Withdrawal of life-sustaining therapy (WLST) due to predicted poor neurologic outcome is a major cause of death in post-cardiac arrest patients. Neuroprognostication is challenging as outcomes studies are limited by self-fulfilling prophecy bias. Given the impact of neurologic prognosis on mortality, the use of reliable, evidence-based prediction methods is critical. The purpose of this two-part study is to investigate physicians’ practical approach to neuroprognostication and WLST after cardiac arrest.

Part I is a single-center, retrospective analysis of a cohort of 144 post-cardiac arrest patients. Clinical findings, test results, and timing and rationale for WLST were abstracted from the medical record. Part II is a 28-question survey of physicians in the United States and abroad who manage post-cardiac arrest patients. A total of 895 respondents provided data on technique and the perceived value of each prognostic test. All data was analyzed using descriptive statistical methods.

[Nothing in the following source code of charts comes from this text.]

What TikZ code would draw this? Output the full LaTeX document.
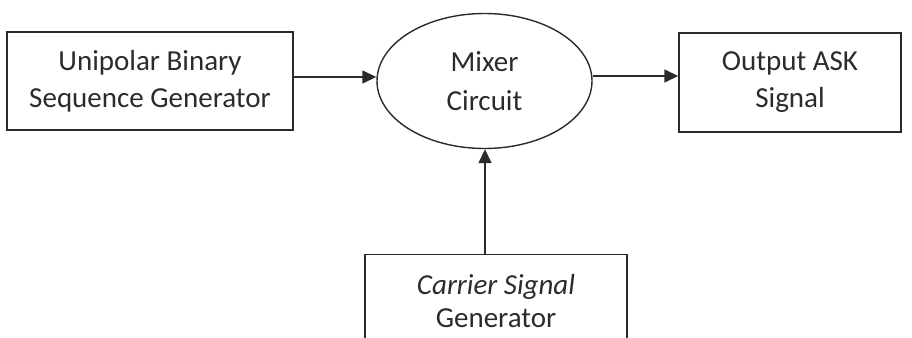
\documentclass[tikz,border=0pt]{standalone}
\usepackage{fontspec}
\setmainfont{Carlito}
\usetikzlibrary{shapes.geometric,arrows.meta}
\definecolor{ink}{HTML}{2B2B2B}
\begin{document}
\begin{tikzpicture}[x=1pt,y=-1pt,
  blockbox/.style={draw=ink,line width=1.4pt,text=ink,align=center,inner sep=0pt,
    font=\fontsize{29}{37}\selectfont},
  mixer/.style={ellipse,draw=ink,line width=1.4pt,text=ink,align=center,inner sep=0pt,
    font=\fontsize{29}{39}\selectfont},
  conn/.style={draw=ink,line width=1.4pt,-{Triangle[length=14pt,width=13pt]}}]
\useasboundingbox (0,0) rectangle (912,337);
\node[blockbox,minimum width=286pt,minimum height=98pt] (ubsg) at (150,81) {Unipolar Binary\\Sequence Generator};
\node[mixer,minimum width=215pt,minimum height=135pt] (mix) at (484.5,81) {Mixer\\Circuit};
\node[blockbox,minimum width=222pt,minimum height=99pt] (out) at (790,82.5) {Output ASK\\Signal};
\node[blockbox,minimum width=262pt,minimum height=120pt,anchor=north] (car) at (496,254) {};
\node[text=ink,align=center,font=\fontsize{29}{33}\selectfont,anchor=north] (cartext) at (496,271) {\textit{Carrier Signal}\\Generator};
\coordinate (carin) at (485,254);
\draw[conn] (ubsg.east |- 0,77) -- (mix.west |- 0,77);
\draw[conn] (mix.east |- 0,76) -- (out.west |- 0,76);
\draw[conn] (carin) -- (carin |- mix.south);
\end{tikzpicture}
\end{document}
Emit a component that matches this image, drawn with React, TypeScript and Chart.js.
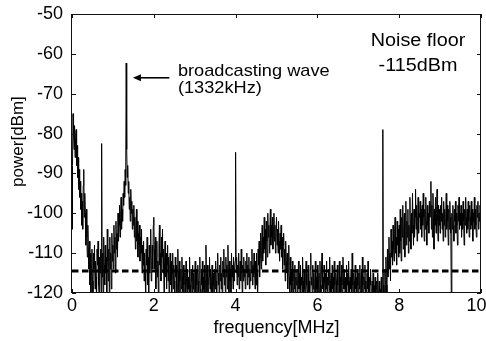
import React, { useEffect, useRef } from 'react';
import { Chart, registerables } from 'chart.js';

Chart.register(...registerables);

// ---- data -------------------------------------------------------------
const FREQ_STEP_MHZ = 0.0125; // spectrum analyser sample spacing

// power [dBm], one value per FREQ_STEP_MHZ from 0 to 10 MHz (801 samples, 40 per 0.5 MHz)
const POWER_DBM: number[] = [
  // 0.0 - 0.5
  -104, -88, -75, -80, -84, -78, -86, -81, -79, -88,
  -83, -91, -86, -94, -89, -96, -92, -99, -95, -103,
  -97, -104, -93, -89, -101, -95, -100, -108, -99, -106,
  -111, -103, -109, -114, -107, -118, -110, -121, -113, -109,
  // 0.5 - 1.0
  -117, -121, -110, -114, -108, -119, -112, -116, -122, -109,
  -113, -107, -118, -121, -111, -115, -109, -120, -82.5, -116,
  -110, -121, -106, -113, -118, -108, -115, -111, -121, -104,
  -112, -117, -109, -121, -106, -114, -110, -119, -105, -112,
  // 1.0 - 1.5
  -108, -114, -103, -110, -106, -115, -102, -109, -105, -111,
  -100, -107, -103, -98, -106, -101, -96, -104, -99, -102,
  -95, -98, -92, -96, -89, -93, -62.3, -84, -91, -88,
  -95, -92, -99, -96, -102, -94, -100, -97, -104, -99,
  // 1.5 - 2.0
  -103, -98, -106, -101, -109, -104, -99, -107, -102, -111,
  -105, -108, -103, -112, -106, -110, -104, -115, -108, -113,
  -107, -117, -110, -114, -121, -109, -113, -106, -118, -111,
  -121, -108, -115, -110, -104, -117, -112, -108, -114, -103,
  // 2.0 - 2.5
  -101, -109, -114, -106, -119, -111, -107, -116, -112, -121,
  -108, -103, -113, -110, -117, -106, -111, -104, -115, -109,
  -121, -112, -107, -116, -110, -119, -113, -108, -117, -111,
  -121, -114, -110, -118, -112, -122, -115, -110, -119, -113,
  // 2.5 - 3.0
  -117, -121, -111, -116, -113, -122, -118, -109, -115, -121,
  -112, -117, -122, -114, -119, -111, -116, -121, -113, -118,
  -122, -115, -120, -112, -117, -122, -114, -119, -116, -121,
  -111, -118, -122, -114, -117, -121, -113, -119, -115, -122,
  // 3.0 - 3.5
  -116, -112, -120, -114, -118, -122, -113, -117, -121, -115,
  -111, -119, -122, -114, -118, -112, -121, -116, -119, -113,
  -122, -117, -108, -115, -120, -113, -118, -122, -116, -111,
  -119, -114, -121, -117, -113, -120, -115, -118, -122, -114,
  // 3.5 - 4.0
  -119, -112, -117, -121, -114, -110, -118, -115, -121, -113,
  -117, -111, -119, -115, -122, -112, -116, -109, -118, -114,
  -120, -111, -116, -113, -119, -108, -115, -121, -112, -117,
  -114, -120, -110, -116, -113, -119, -111, -117, -114, -112,
  // 4.0 - 4.5
  -84.7, -115, -111, -118, -113, -116, -110, -119, -114, -112,
  -117, -109, -115, -120, -113, -117, -111, -116, -114, -119,
  -112, -115, -110, -118, -113, -116, -111, -119, -114, -117,
  -112, -115, -109, -118, -113, -116, -110, -114, -119, -112,
  // 4.5 - 5.0
  -118, -110, -115, -121, -109, -113, -107, -116, -111, -105,
  -114, -108, -103, -112, -106, -110, -101, -109, -104, -113,
  -102, -107, -111, -100, -106, -103, -110, -104, -99, -108,
  -103, -106, -101, -109, -104, -100, -107, -103, -110, -105,
  // 5.0 - 5.5
  -101, -108, -104, -110, -102, -107, -112, -105, -109, -103,
  -111, -106, -114, -108, -105, -113, -109, -117, -107, -112,
  -115, -110, -119, -113, -108, -116, -121, -111, -118, -114,
  -122, -112, -117, -120, -114, -119, -113, -121, -116, -118,
  // 5.5 - 6.0
  -114, -121, -117, -112, -119, -115, -122, -113, -118, -116,
  -121, -111, -117, -120, -114, -119, -122, -115, -112, -118,
  -121, -116, -113, -120, -117, -122, -114, -110, -118, -116,
  -121, -113, -119, -115, -122, -117, -112, -120, -116, -119,
  // 6.0 - 6.5
  -113, -121, -117, -115, -122, -112, -118, -120, -114, -110,
  -119, -116, -122, -113, -117, -121, -115, -119, -112, -122,
  -116, -118, -114, -121, -111, -117, -120, -115, -122, -113,
  -119, -116, -121, -112, -118, -122, -115, -117, -120, -113,
  // 6.5 - 7.0
  -118, -122, -115, -112, -120, -116, -121, -113, -118, -122,
  -111, -117, -119, -114, -121, -116, -122, -113, -118, -115,
  -120, -112, -117, -122, -116, -119, -114, -121, -110, -118,
  -122, -115, -117, -121, -113, -119, -116, -122, -114, -118,
  // 7.0 - 7.5
  -121, -115, -119, -113, -122, -117, -114, -120, -111, -118,
  -122, -116, -119, -113, -121, -117, -123, -115, -119, -112,
  -120, -122, -116, -118, -114, -121, -123, -117, -120, -115,
  -122, -118, -121, -116, -123, -119, -117, -122, -115, -120,
  // 7.5 - 8.0
  -122, -117, -123, -119, -121, -116, -123, -120, -79, -122,
  -118, -123, -114, -120, -111, -118, -121, -109, -116, -112,
  -106, -114, -110, -117, -104, -111, -107, -113, -103, -109,
  -112, -105, -101, -110, -106, -113, -102, -108, -104, -111,
  // 8.0 - 8.5
  -103, -110, -99, -107, -112, -101, -106, -98, -109, -104,
  -100, -111, -105, -97, -108, -102, -106, -99, -110, -103,
  -107, -96, -104, -109, -100, -105, -95, -103, -108, -99,
  -106, -101, -94, -104, -98, -107, -102, -96, -105, -100,
  // 8.5 - 9.0
  -101, -97, -104, -99, -106, -98, -103, -95, -101, -107,
  -99, -104, -96, -102, -108, -98, -103, -100, -105, -97,
  -101, -99, -92, -104, -98, -106, -95, -101, -109, -99,
  -103, -96, -105, -100, -94, -102, -107, -98, -103, -99,
  // 9.0 - 9.5
  -105, -98, -102, -96, -104, -100, -107, -97, -103, -99,
  -106, -101, -95, -104, -98, -102, -108, -99, -104, -97,
  -101, -105, -123, -100, -104, -98, -103, -107, -99, -102,
  -97, -105, -100, -103, -108, -98, -102, -96, -104, -100,
  // 9.5 - 10.0
  -103, -98, -106, -100, -104, -97, -102, -108, -99, -103,
  -96, -101, -105, -99, -104, -97, -102, -106, -98, -101,
  -104, -97, -103, -99, -107, -100, -102, -96, -104, -99,
  -103, -106, -98, -101, -97, -104, -100, -102, -98, -103,
  // 10.0
  -101,
];

const NOISE_FLOOR_DBM = -114.5;
const X_RANGE = [0, 10];
const Y_RANGE = [-120, -50];
const X_TICKS = [0, 2, 4, 6, 8, 10];
const Y_TICKS = [-120, -110, -100, -90, -80, -70, -60, -50];
const X_TITLE = 'frequency[MHz]';
const Y_TITLE = 'power[dBm]';
const BROADCAST_LABEL = ['broadcasting wave', '(1332kHz)'];
const NOISE_LABEL = ['Noise floor', '-115dBm'];

// ---- styling / layout -------------------------------------------------
const FONT_FAMILY = '"Liberation Sans", Arial, Helvetica, sans-serif';
const W = 486;
const H = 341;

const framePlugin = {
  id: 'frameAndNotes',
  afterDatasetsDraw(chart: any) {
    const { ctx, chartArea: a, scales } = chart;
    const x = scales.x;
    const y = scales.y;
    ctx.save();

    // box
    ctx.strokeStyle = '#111';
    ctx.lineWidth = 1;
    ctx.strokeRect(Math.round(a.left) - 0.5, Math.round(a.top) + 0.5, Math.round(a.right - a.left), Math.round(a.bottom - a.top) - 1);

    // inward ticks on all four sides
    const TL = 4;
    ctx.beginPath();
    X_TICKS.forEach((v) => {
      const px = Math.round(x.getPixelForValue(v)) + 0.5;
      ctx.moveTo(px, a.top);
      ctx.lineTo(px, a.top + TL);
      ctx.moveTo(px, a.bottom);
      ctx.lineTo(px, a.bottom - TL);
    });
    Y_TICKS.forEach((v) => {
      const py = Math.round(y.getPixelForValue(v)) + 0.5;
      ctx.moveTo(a.left, py);
      ctx.lineTo(a.left + TL, py);
      ctx.moveTo(a.right, py);
      ctx.lineTo(a.right - TL, py);
    });
    ctx.stroke();

    ctx.fillStyle = '#000';
    ctx.textBaseline = 'alphabetic';

    const drawStretched = (text: string, px: number, py: number, sx: number, align: string) => {
      ctx.save();
      ctx.translate(px, py);
      ctx.scale(sx, 1);
      ctx.textAlign = align;
      ctx.fillText(text, 0, 0);
      ctx.restore();
    };

    // broadcasting wave annotation
    ctx.font = `17px ${FONT_FAMILY}`;
    const bx = x.getPixelForValue(2.59);
    drawStretched(BROADCAST_LABEL[0], bx, y.getPixelForValue(-65.5), 1.07, 'left');
    drawStretched(BROADCAST_LABEL[1], bx, y.getPixelForValue(-69.8), 1.07, 'left');

    // arrow pointing to the 1332 kHz carrier
    const ay = y.getPixelForValue(-66.0);
    const ax0 = x.getPixelForValue(2.38);
    const ax1 = x.getPixelForValue(1.49);
    ctx.strokeStyle = '#000';
    ctx.lineWidth = 1.6;
    ctx.beginPath();
    ctx.moveTo(ax0, ay);
    ctx.lineTo(ax1 + 6, ay);
    ctx.stroke();
    ctx.beginPath();
    ctx.moveTo(ax1, ay);
    ctx.lineTo(ax1 + 8, ay - 3.5);
    ctx.lineTo(ax1 + 8, ay + 3.5);
    ctx.closePath();
    ctx.fill();

    // noise floor annotation
    ctx.font = `18px ${FONT_FAMILY}`;
    const nx = x.getPixelForValue(8.46);
    drawStretched(NOISE_LABEL[0], nx, y.getPixelForValue(-58.1), 1.1, 'center');
    drawStretched(NOISE_LABEL[1], nx, y.getPixelForValue(-64.4), 1.1, 'center');

    // y axis title
    ctx.font = `17px ${FONT_FAMILY}`;
    ctx.save();
    ctx.translate(18.5, y.getPixelForValue(-82));
    ctx.rotate(-Math.PI / 2);
    ctx.textAlign = 'center';
    ctx.textBaseline = 'middle';
    ctx.fillText(Y_TITLE, 0, 0);
    ctx.restore();

    ctx.restore();
  },
};

export default function App() {
  const canvasRef = useRef<HTMLCanvasElement | null>(null);

  useEffect(() => {
    const canvas = canvasRef.current;
    if (!canvas) return;

    const spectrum = POWER_DBM.map((p, i) => ({ x: i * FREQ_STEP_MHZ, y: p }));
    const floor = X_RANGE.map((f) => ({ x: f, y: NOISE_FLOOR_DBM }));

    const chart = new Chart(canvas, {
      type: 'line',
      data: {
        datasets: [
          {
            label: 'noise floor',
            data: floor,
            borderColor: '#000',
            borderWidth: 3,
            borderDash: [6.5, 3.5],
            pointRadius: 0,
            fill: false,
          },
          {
            label: 'spectrum',
            data: spectrum,
            borderColor: '#000',
            borderWidth: 1,
            pointRadius: 0,
            tension: 0,
            fill: false,
          },
        ],
      },
      options: {
        responsive: false,
        animation: false,
        devicePixelRatio: 1,
        layout: { padding: { top: 14, right: 5, left: 0, bottom: 0 } },
        plugins: {
          legend: { display: false },
          tooltip: { enabled: false },
        },
        scales: {
          x: {
            type: 'linear',
            min: X_RANGE[0],
            max: X_RANGE[1],
            grid: { display: false, drawTicks: false },
            border: { display: false },
            afterBuildTicks: (scale: any) => {
              scale.ticks = X_TICKS.map((v) => ({ value: v }));
            },
            afterFit: (scale: any) => {
              scale.height = 48;
              scale.paddingLeft = 0;
              scale.paddingRight = 0;
            },
            ticks: {
              color: '#000',
              font: { family: FONT_FAMILY, size: 18 },
              padding: 2,
              maxRotation: 0,
              autoSkip: false,
              callback: (v: any) => (v === 10 ? '10\u2002' : String(v)),
            },
            title: {
              display: true,
              text: X_TITLE,
              color: '#000',
              font: { family: FONT_FAMILY, size: 18 },
              padding: { top: 0, bottom: 2 },
            },
          },
          y: {
            type: 'linear',
            min: Y_RANGE[0],
            max: Y_RANGE[1],
            grid: { display: false, drawTicks: false },
            border: { display: false },
            afterBuildTicks: (scale: any) => {
              scale.ticks = Y_TICKS.map((v) => ({ value: v }));
            },
            afterFit: (scale: any) => {
              scale.width = 72;
              scale.paddingTop = 0;
              scale.paddingBottom = 0;
            },
            ticks: {
              color: '#000',
              font: { family: FONT_FAMILY, size: 18 },
              padding: 9,
              autoSkip: false,
            },
          },
        },
      },
      plugins: [framePlugin],
    } as any);

    return () => chart.destroy();
  }, []);

  return (
    <div style={{ position: 'fixed', left: 0, top: 0, width: W, height: H, background: '#fff' }}>
      <canvas ref={canvasRef} width={W} height={H} style={{ display: 'block', width: W, height: H }} />
    </div>
  );
}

WLST due to poor neurologic prognosis accounted for 61% of deaths in the single-center cohort. Results of both studies suggest that physicians used multiple modalities to assess prognosis, but often in a way inconsistent with evidence-based recommendations. Rationale for WLST referred generally to poor neurologic prognosis (e.g., “no chance of meaningful recovery”) rather than specific indicators. WLST in the absence of rigorous prognostic indicators undermines accurate neurologic prognostication in post-cardiac arrest patients and perpetuates a self-fulfilling prophecy of poor outcome.